Francisca da Silva de Oliveira was a parda woman born in Vila do Príncipe (nowadays Serro), in the north of the state of Minas Gerais, in Brazil between 1730 and 1735.  Not unlike many other regions in Brazil, this region's population was slaves outnumbering whites by a large margin. People in the town made a living either through gold or diamond mining. Francisca lived mainly in Arraial do Tijuco (nowadays known as Diamantina) and was the daughter of a Portuguese man, Antônio Caetano de Sá and an enslaved African woman, Maria da Costa, who was probably from the Gulf of Guinea or Bahia. The region of Minas Gerais was unique in that it had a fairly diverse population in comparison to other slave regions on the Brazilian coast, Caribbean, and the United States.

Known as "Francisca parda" while enslaved, Francisca's first owner was Domingos da Costa, who was from Milho Verde. After Costa, Francisca was sold to Sergeant Manuel Pires Sardinha, with whom she had her first son, Simão Pires Sardinha. Although Sardinha listed Simão as one of his heirs, Sardinha never officially declared paternity of Simão. Francisca's third master was João Fernandes de Oliveira, a diamond mine owner and mining Governor of Arraial do Tijuco, one of the richest persons of Colonial Brazil. Because Francisca later added "da Silva" as a surname, it is often incorrectly concluded that she was once owned by a José da Silva de Olivera. The name, however, was very common among the Portuguese at the time and offered a fresh start.

Sources suggest that Francisca was granted her freedom, either by José da Silva de Oliveira at the request of João Fernandes or that she was given her freedom directly by João Fernandes when he bought her from Pires Sardinha in 1753. After being granted her freedom, Chica officially changed her name to Francisca da Silva de Oliveira in order to erase her history as a slave. This was hugely beneficial for her son Simão Pires Sardinia who later in life was able hide his mothers slave ancestry and his status of being an illegitimate son in order to receive the prestigious Portuguese title knight of the Order of Christ.
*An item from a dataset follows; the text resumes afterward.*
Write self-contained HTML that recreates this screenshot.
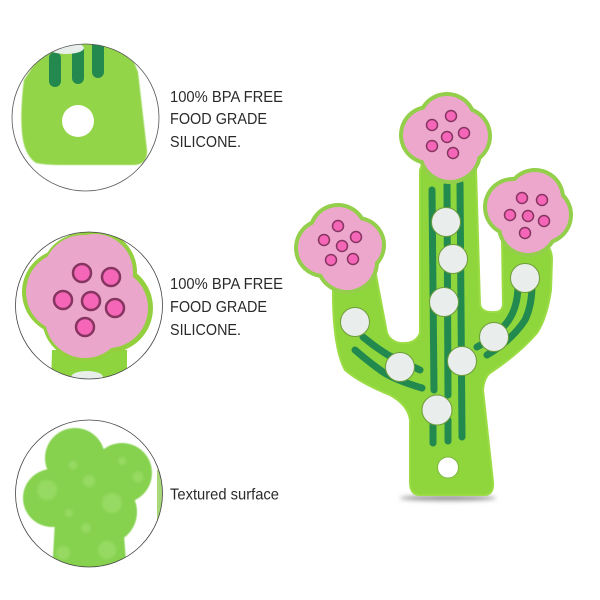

Francisca and João soon started a relationship. Despite not being officially married, they lived together for several years and had 13 children: Francisca de Paula (1755); João Fernandes (1756); Rita (1757); Joaquim (1759); Antonio Caetano (1761); Ana (1762); Helena (1763); Luiza (1764); Antônia (1765); Maria (1766); Quitéria Rita (1767); Mariana (1769); José Agostinho Fernandes (1770). Soon after, Chica became an independent owner of a house in Tejuco on Opera Street. The house was adorned with many luxuries including an extensive garden, her own personal chapel, and furniture like bathtubs, armoires, mirrors and canopy beds, that were rare to households at the time. Chica was also the owner of many slaves who both helped her in the house and worked in the mines in the region. Chica also presented herself in a very ostentatious manner in order to help differentiate herself from the other mixed people in society. People often showed their status through their material items, which for Chica included her clothing, home, slaves, and change in name. By the end of her life she also included Dona at the beginning of her name for a more prestigious title.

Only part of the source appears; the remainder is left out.